Previously ‘good’ school in Rochdale ordered to improve by education watchdog

A primary school previously rated as ‘good’ has been told it must improve by the education watchdog.

The verdict on Harwood Park Primary School, in Heywood, comes after a two-day inspection was carried out by Ofsted.

Officials praised the Hardfield Street school when it was last inspected more than three years ago – but it now has some work to do to get back on track.

An inspection report finds that, while teachers set high standards and have high expectations for pupils, ‘the quality of education is not good’.

Pupils’ attainment upon leaving the school last summer was described as ‘mixed’, with youngsters ‘not achieving well’ in reading, writing and mathematics compared to others nationally.

The report adds: “Leaders have been too slow to resolve weaknesses in the school’s curriculum. This means that there are gaps in pupils’ knowledge and skills in some subjects. 

“As a result, pupils struggle to remember what they have been taught. They do not succeed as well as they could.
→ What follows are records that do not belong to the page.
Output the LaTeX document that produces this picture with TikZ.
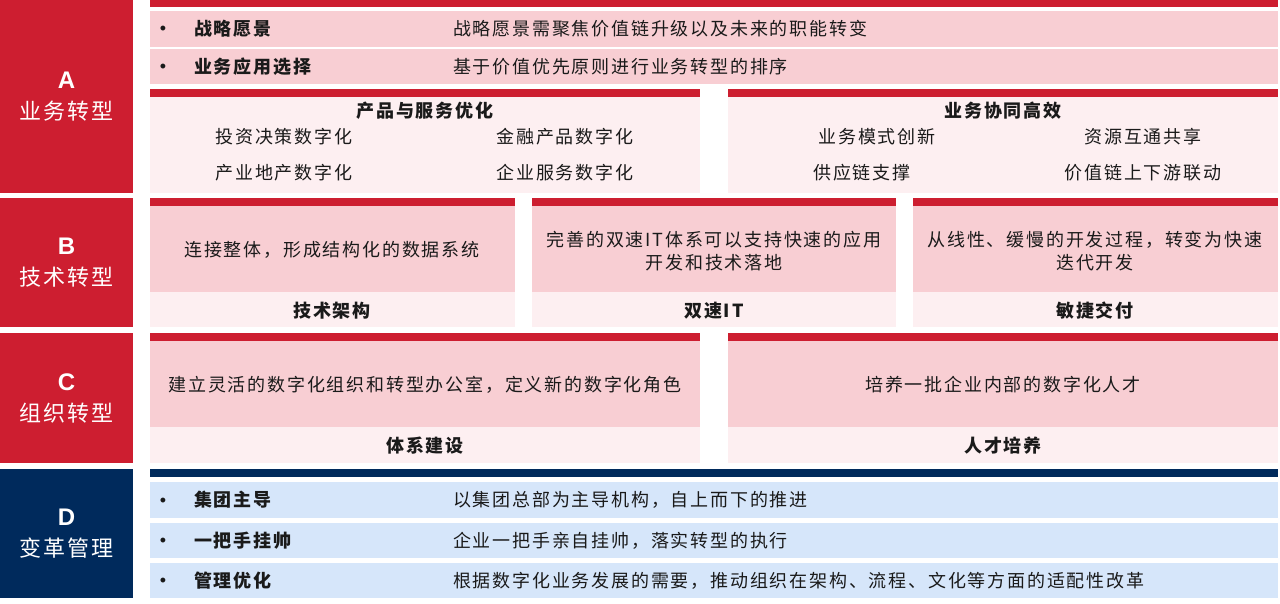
\documentclass[tikz,border=0pt]{standalone}
\usepackage{fontspec}
\setmainfont{Noto Sans CJK SC}[LetterSpace=10]
\newfontfamily\latinfont{Liberation Sans}
\definecolor{bizred}{HTML}{CD1E30}
\definecolor{rowpink}{HTML}{F8CED3}
\definecolor{palepink}{HTML}{FDEFF1}
\definecolor{chgnavy}{HTML}{002A5C}
\definecolor{rowblue}{HTML}{D6E6FA}
\definecolor{inkdark}{HTML}{1A1A1A}

\begin{document}
\begin{tikzpicture}[
    x=1pt, y=-1pt, % pixel grid, y downwards
    body/.style={text=inkdark, inner sep=0pt, font=\fontsize{18}{23}\selectfont},
    bodybold/.style={body, font=\fontsize{18}{23}\selectfont\bfseries},
    sidelabel/.style={text=white, inner sep=0pt, font=\fontsize{22}{26}\selectfont},
    sidetag/.style={text=white, inner sep=0pt, font=\latinfont\bfseries\fontsize{24}{28}\selectfont},
    bullet/.style={text=inkdark, inner sep=0pt, anchor=base, font=\latinfont\fontsize{18}{20}\selectfont},
  ]
  \useasboundingbox (0,0) rectangle (1280,604);

  % Side bar A--D
  \foreach \yy/\hh/\col/\tg/\lbl in {0/193/bizred/A/业务转型, 198/129/bizred/B/技术转型, 333/130/bizred/C/组织转型, 469/129/chgnavy/D/变革管理}{
    \fill[\col] (0,\yy) rectangle ++(133,\hh);
    \node[sidetag] (tag\tg) at (66.5,{\yy+\hh/2-16}) {\tg};
    \node[sidelabel] (side\tg) at (66.5,{\yy+\hh/2+15}) {\lbl};
  }

  % A: bullet rows
  \fill[bizred] (150,0) rectangle (1278,7);
  \foreach \yy/\hh/\key/\desc [count=\i] in {11/36/战略愿景/战略愿景需聚焦价值链升级以及未来的职能转变, 49/35/业务应用选择/基于价值优先原则进行业务转型的排序}{
    \fill[rowpink] (150,\yy) rectangle ++(1128,\hh);
    \node[bullet] (dotA\i) at (163,{\yy+\hh/2+6}) {•};
    \node[bodybold, anchor=west] (keyA\i) at (194,{\yy+\hh/2}) {\key};
    \node[body, anchor=west] (descA\i) at (453,{\yy+\hh/2}) {\desc};
  }

  % A: two panels
  \foreach \xa/\xb in {150/700, 728/1278}{
    \fill[bizred] (\xa,89) rectangle (\xb,97);
    \fill[palepink] (\xa,97) rectangle (\xb,193);
  }
  \node[bodybold] (prodopt) at (425,111) {产品与服务优化};
  \node[body] (invest) at (284,137) {投资决策数字化};
  \node[body] (finprod) at (565,137) {金融产品数字化};
  \node[body] (estate) at (284,173) {产业地产数字化};
  \node[body] (entsvc) at (565,173) {企业服务数字化};
  \node[bodybold] (synergy) at (1003,111) {业务协同高效};
  \node[body] (bizmode) at (877,137) {业务模式创新};
  \node[body] (resshare) at (1143,137) {资源互通共享};
  \node[body] (supply) at (862,173) {供应链支撑};
  \node[body] (valchain) at (1143,173) {价值链上下游联动};

  % B: three panels
  \foreach \xa/\xb in {150/515, 532/896, 913/1278}{
    \fill[bizred] (\xa,198) rectangle (\xb,206);
    \fill[rowpink] (\xa,206) rectangle (\xb,292);
    \fill[palepink] (\xa,292) rectangle (\xb,327);
  }
  \node[body] (connect) at (332,250) {连接整体，形成结构化的数据系统};
  \node[body, align=center] (dualtxt) at (714,251.5) {完善的双速IT体系可以支持快速的应用\\开发和技术落地};
  \node[body, align=center] (agiletxt) at (1095,251.5) {从线性、缓慢的开发过程，转变为快速\\迭代开发};
  \node[bodybold] (archi) at (332,311) {技术架构};
  \node[bodybold] (dualit) at (714,311) {双速IT};
  \node[bodybold] (agile) at (1095,311) {敏捷交付};

  % C: two panels
  \foreach \xa/\xb in {150/700, 728/1278}{
    \fill[bizred] (\xa,333) rectangle (\xb,341);
    \fill[rowpink] (\xa,341) rectangle (\xb,427);
    \fill[palepink] (\xa,427) rectangle (\xb,463);
  }
  \node[body] (orgtxt) at (425,385) {建立灵活的数字化组织和转型办公室，定义新的数字化角色};
  \node[body] (talenttxt) at (1003,385) {培养一批企业内部的数字化人才};
  \node[bodybold] (system) at (425,446) {体系建设};
  \node[bodybold] (talent) at (1003,446) {人才培养};

  % D: bullet rows
  \fill[chgnavy] (150,469) rectangle (1278,477);
  \foreach \yy/\hh/\key/\desc [count=\i] in {482/36/集团主导/以集团总部为主导机构，自上而下的推进, 523/35/一把手挂帅/企业一把手亲自挂帅，落实转型的执行, 563/35/管理优化/根据数字化业务发展的需要，推动组织在架构、流程、文化等方面的适配性改革}{
    \fill[rowblue] (150,\yy) rectangle ++(1128,\hh);
    \node[bullet] (dotD\i) at (163,{\yy+\hh/2+6}) {•};
    \node[bodybold, anchor=west] (keyD\i) at (194,{\yy+\hh/2}) {\key};
    \node[body, anchor=west] (descD\i) at (453,{\yy+\hh/2}) {\desc};
  }
\end{tikzpicture}
\end{document}
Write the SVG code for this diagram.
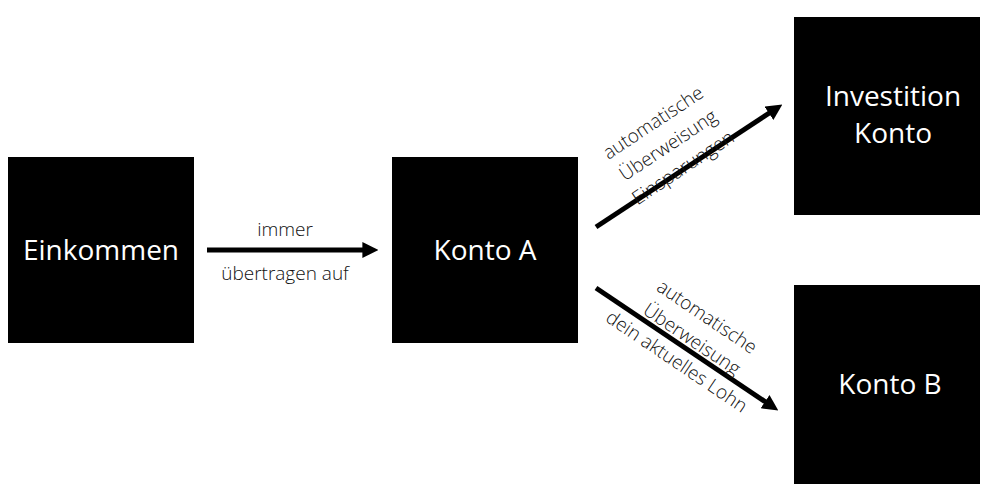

This includes pupils with special educational needs and disabilities (SEND).”

Pupils learning was also said to not be ‘ordered well enough’ to build up their knowledge and understanding.

The report continues:  “While geography is stronger, in other subjects, teachers have little direction about what pupils should learn. 

“Teachers have not been provided with training to teach some subjects effectively. As a result, pupils’ knowledge is not secure and does not help them to understand new learning.”

Leaders have since put teachers in charge of each subject, but work to improve the quality of education is still at an early stage.
However, maths teachers were said to have ‘strong subject knowledge’ which develops pupils’ knowledge and skills well – including those with SEND.

There was also praise for the school’s new approach to handwriting, which was found to be having a ‘positive effect’ – with pupils’ work reflecting the ‘high expectations of most teachers’.

And pupils enjoy going to the school. They told inspectors that they felt safe and well cared for – and were proud of their achievements.
Bullying was not tolerated by teachers who were said to do everything they could to stop any incidents they came across.

Safeguarding was also found to be effective, with teachers well trained to spot signs that pupils may be at risk and aware of how to follow up any concerns.

Principal Amanda Davies said she welcomed the ‘many positives’ inspectors found and their recognition of the hard work being undertaken to improve matters.

She added: “We obviously find the judgement disappointing; we were inspected under the new framework which we’re still making the required transition to and we would have liked to have seen that reflected in the report. 

“We will continue working hard so that our pupils are given the best possible education and learning environment and we will prioritise the report’s recommendations.

“It is really pleasing that the inspectors clearly saw how happy our pupils are and I’m really proud to read that they feel well cared for by staff.”